PhD candidate in visual anthropology, cultural studies, and critical theory. For creative writing teacher. Writes, films, edits, programs, practices kung fu, rides motorcycle.
Not sure it used to matter as much as we imagine. Jean Rouch, the "founding figure" in cinema vérité, considered what reality he documented as "ciné-truth," and that his role as filmmaker was to elicit possession and trance. He said that he viewed what he did as an "intolerable disorder" put upon the perfect order of his subjects' lives. He considered his work ethnofiction, and did many of the same things Alexander did: put cameras into his subjects' hands, teach them how to make movies, coached them extensively, etc. And that was in the 1950s and 60s.
So in a way, Alexander is harkening to some older ideas about the genre of documentary cinema, ones lost by a yearning to access unmediated realities (which is, of course, the big paradox). I can't imagine any documentary that has so much reality in the final project anyway, when the shooting ratio of docs is so high and the process of building the story through careful editing. Instead of rejecting ethical conventions, I find this invocation (and dismissal) of the fly trope to be an ethical stand: one that both involves subjects in the filmmaking project and is upfront about the artificiality of the production.
Personally, I'm much more interested in this approach than in the idealism of the invisible, panoptic observer.
Most people "hanging on so much to film" know that most people don't care about it. That's because most people aren't making movies. They also don't care if the filmmaker used tungsten or fluorescent or led, or a Sony, Panasonic, Canon, or a Nikon for their low-budget short. These are debates for specialists in a discipline. Of course people outside don't care.

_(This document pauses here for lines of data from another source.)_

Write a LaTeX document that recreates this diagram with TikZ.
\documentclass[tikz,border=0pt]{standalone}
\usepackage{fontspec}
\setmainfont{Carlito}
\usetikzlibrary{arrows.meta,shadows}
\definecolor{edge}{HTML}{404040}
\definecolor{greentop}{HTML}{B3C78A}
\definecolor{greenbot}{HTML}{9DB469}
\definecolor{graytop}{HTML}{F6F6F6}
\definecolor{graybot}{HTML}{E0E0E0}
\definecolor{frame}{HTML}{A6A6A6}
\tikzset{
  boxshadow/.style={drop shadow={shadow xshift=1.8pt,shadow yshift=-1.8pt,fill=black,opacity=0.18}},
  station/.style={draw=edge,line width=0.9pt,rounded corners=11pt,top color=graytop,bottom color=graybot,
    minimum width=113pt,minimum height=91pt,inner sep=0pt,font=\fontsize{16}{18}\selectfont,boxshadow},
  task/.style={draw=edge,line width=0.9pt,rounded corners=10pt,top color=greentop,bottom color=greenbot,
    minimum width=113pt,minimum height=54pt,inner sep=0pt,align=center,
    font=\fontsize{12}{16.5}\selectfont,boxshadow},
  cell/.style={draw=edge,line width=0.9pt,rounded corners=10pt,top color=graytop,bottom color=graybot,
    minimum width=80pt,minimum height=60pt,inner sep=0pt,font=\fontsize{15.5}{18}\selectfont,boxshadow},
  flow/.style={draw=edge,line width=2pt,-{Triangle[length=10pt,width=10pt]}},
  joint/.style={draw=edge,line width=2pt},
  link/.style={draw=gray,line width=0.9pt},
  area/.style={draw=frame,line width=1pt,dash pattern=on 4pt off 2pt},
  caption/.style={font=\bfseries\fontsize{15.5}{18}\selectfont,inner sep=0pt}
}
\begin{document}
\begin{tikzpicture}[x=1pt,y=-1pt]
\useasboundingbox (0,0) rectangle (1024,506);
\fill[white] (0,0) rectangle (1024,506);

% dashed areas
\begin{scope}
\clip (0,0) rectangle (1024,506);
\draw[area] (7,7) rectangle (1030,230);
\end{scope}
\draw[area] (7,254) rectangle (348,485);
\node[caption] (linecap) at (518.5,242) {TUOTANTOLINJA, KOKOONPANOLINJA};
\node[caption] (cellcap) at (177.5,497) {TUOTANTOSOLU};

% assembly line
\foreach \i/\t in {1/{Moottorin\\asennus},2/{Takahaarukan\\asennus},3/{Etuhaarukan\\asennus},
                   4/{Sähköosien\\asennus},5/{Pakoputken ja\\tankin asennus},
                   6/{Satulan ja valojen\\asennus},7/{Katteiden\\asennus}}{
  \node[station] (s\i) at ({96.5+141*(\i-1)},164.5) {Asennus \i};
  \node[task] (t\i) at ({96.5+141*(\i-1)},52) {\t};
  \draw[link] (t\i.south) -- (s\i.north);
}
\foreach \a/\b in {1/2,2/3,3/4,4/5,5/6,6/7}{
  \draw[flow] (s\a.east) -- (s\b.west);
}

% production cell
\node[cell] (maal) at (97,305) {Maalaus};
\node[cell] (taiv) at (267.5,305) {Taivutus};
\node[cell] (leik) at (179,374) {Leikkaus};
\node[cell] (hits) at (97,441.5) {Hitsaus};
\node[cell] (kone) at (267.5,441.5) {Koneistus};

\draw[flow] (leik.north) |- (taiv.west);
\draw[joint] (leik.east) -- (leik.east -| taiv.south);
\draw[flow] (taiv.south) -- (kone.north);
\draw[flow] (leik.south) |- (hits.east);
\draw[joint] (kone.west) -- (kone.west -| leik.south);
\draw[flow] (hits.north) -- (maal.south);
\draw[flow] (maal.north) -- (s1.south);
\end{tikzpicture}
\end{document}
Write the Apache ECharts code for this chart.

You know why doing a short film in Super 8 would appeal to someone today when digital is clearly a better, cheaper, and more flexible medium? Because it is a creative challenge and filmmakers are artists and some of us have always had the benefit of digital and didn't have to "suffer" through low-fi, sync sound filmmaking that forced you to change storage every two minutes and cost a bunch of money. Maybe trying something like that is enough? Like, while some of us work in production companies, we still like the joy that comes with creating something new with a new, limited tool?
If we got rid of everything that didn't matter to "regular" people, we wouldn't have anything left.